As banks undergo stress tests, shouldn’t your business do the same even without mandate? The Sarbane Oxley (SOX) Act of 2002 was put in place for public companies as a reaction to a number of major corporate and accounting scandals including those affecting Enron, Tyco International, Adelphia, Peregrine Systems and WorldCom. Privately held companies remain shielded from stress tests and SOX, but shouldn’t they subject themselves to tests ensuring the viability of continuity of their business models?

For a start, companies will need to better understand the key drivers behind their bottom line. Then different scenarios will need to be reviewed to understand the inherent risks. Following is a sample list of key drivers that would need to be subjected to testing:

  • Sales: What portion is sustainable, comes from repeat business, or is dependent on one large account? Are your products diversified?
  • Cost structure: Fixed versus variable.

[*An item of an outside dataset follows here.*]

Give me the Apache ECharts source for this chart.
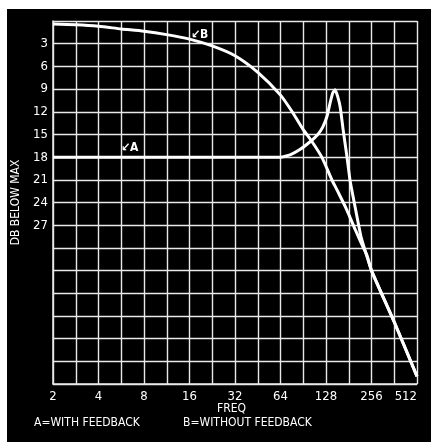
<!DOCTYPE html>
<html><head><meta charset="utf-8">
<script src="https://cdn.jsdelivr.net/npm/echarts@6/dist/echarts.min.js"></script>
<style>html,body{margin:0;padding:0;background:#fff;}#c{width:431px;height:442px;}</style>
</head><body><div id="c"></div>
<script>
// Frequency axis tick labels (octaves) and dB tick labels
const xTickLabels = ['2','4','8','16','32','64','128','256','512'];
const yTickLabels = ['3','6','9','12','15','18','21','24','27'];

// Curve A: with feedback  [freq, dB below max]
const aFreq = [2, 16, 64, 74, 86, 100, 113, 122, 130, 136, 142, 147, 153, 159, 166, 176, 185, 199, 218, 236, 256, 362, 512];
const aDb   = [18, 18, 18, 17.7, 17.0, 16.0, 15.0, 14.0, 12.6, 10.9, 9.5, 9.1, 10.0, 11.4, 14.3, 17.9, 21.2, 24.5, 28.5, 30.8, 33.0, 39.8, 47.0];

// Curve B: without feedback
const bFreq = [2, 2.83, 4, 5.66, 8, 11.3, 16, 22.6, 32, 45.3, 64, 77, 90, 103, 120, 140, 151, 175, 200, 224, 240, 256, 362, 512];
const bDb   = [0.4, 0.5, 0.7, 1.05, 1.35, 1.8, 2.4, 3.3, 4.6, 6.8, 9.8, 12.1, 14.3, 15.9, 18.0, 21.0, 22.3, 24.9, 27.6, 29.8, 31.1, 33.0, 39.8, 47.0];

const FONT = "'DejaVu Sans Condensed', 'Liberation Sans Narrow', 'DejaVu Sans', sans-serif";
const GRIDC = '#e8e8e8';

const chart = echarts.init(document.getElementById('c'), null, {renderer: 'canvas'});
const pair = (xs, ys) => xs.map((x, i) => [x, ys[i]]);

chart.setOption({
  backgroundColor: '#ffffff',
  animation: false,
  graphic: [
    {type: 'rect', z: -10, shape: {x: 7, y: 9, width: 424, height: 433}, style: {fill: '#000'}},
    {type: 'text', left: 217, top: 403, style: {text: 'FREQ', fill: '#fff', font: '12px ' + FONT}},
    {type: 'text', left: 34, top: 417, style: {text: 'A=WITH FEEDBACK', fill: '#fff', font: '12px ' + FONT}},
    {type: 'text', left: 183, top: 417, style: {text: 'B=WITHOUT FEEDBACK', fill: '#fff', font: '12px ' + FONT}},
    {type: 'text', left: 121, top: 142, style: {text: '\u2199A', fill: '#fff', font: 'bold 12px ' + FONT}},
    {type: 'text', left: 191, top: 29, style: {text: '\u2199B', fill: '#fff', font: 'bold 12px ' + FONT}}
  ],
  grid: {left: 53, right: 14, top: 21, bottom: 58, containLabel: false},
  xAxis: [
    {
      type: 'log', logBase: 2, min: 2, max: 512, show: false
    },
    {
      type: 'value', min: 1, max: 9, interval: 0.5, position: 'bottom',
      axisLine: {show: true, lineStyle: {color: GRIDC, width: 1.5}},
      axisTick: {show: false},
      splitLine: {show: true, lineStyle: {color: GRIDC, width: 1.4}},
      axisLabel: {
        color: '#fff', fontFamily: FONT, fontSize: 13, margin: 6, alignMaxLabel: 'right',
        formatter: v => Number.isInteger(v) ? xTickLabels[v - 1] : ''
      }
    }
  ],
  yAxis: {
    type: 'value', inverse: true, min: 0, max: 48, interval: 3,
    name: 'DB BELOW MAX', nameLocation: 'middle', nameGap: 28, nameRotate: 90,
    nameTextStyle: {color: '#fff', fontFamily: FONT, fontSize: 12},
    axisLine: {show: true, lineStyle: {color: GRIDC, width: 1.5}},
    axisTick: {show: false},
    splitLine: {show: true, lineStyle: {color: GRIDC, width: 1.4}},
    axisLabel: {
      color: '#fff', fontFamily: FONT, fontSize: 13, margin: 5,
      formatter: v => yTickLabels.includes(String(v)) ? String(v) : ''
    }
  },
  series: [
    {name: 'A', type: 'line', xAxisIndex: 0, data: pair(aFreq, aDb), showSymbol: false, smooth: 0.15,
     lineStyle: {color: '#fff', width: 3}, z: 5},
    {name: 'B', type: 'line', xAxisIndex: 0, data: pair(bFreq, bDb), showSymbol: false, smooth: 0.25,
     lineStyle: {color: '#fff', width: 3}, z: 5}
  ]
});
</script></body></html>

Does your company have a good understanding of cost per unit? Do you need Activity-Based Costing and allocations to better control your cost per unit?
  • Debt structure: What was reasonable a couple of years ago might be obsolete now. Do you just trust your CFO’s opinion or should you get independent advice?
  • Liquidity: How long can you survive a downturn?
  • Brand and client satisfaction: How much can you downsize before service and delivery suffer, thus hurting you long-term image?
  • Pricing: How healthy are your margins? Can you leverage pricing on a short-term basis to gain market share?

These are general drivers however every industry and in some cases every company has different drivers. Historical views are necessary but not enough. Companies need to leverage analytics and perform simulations to better understand risks.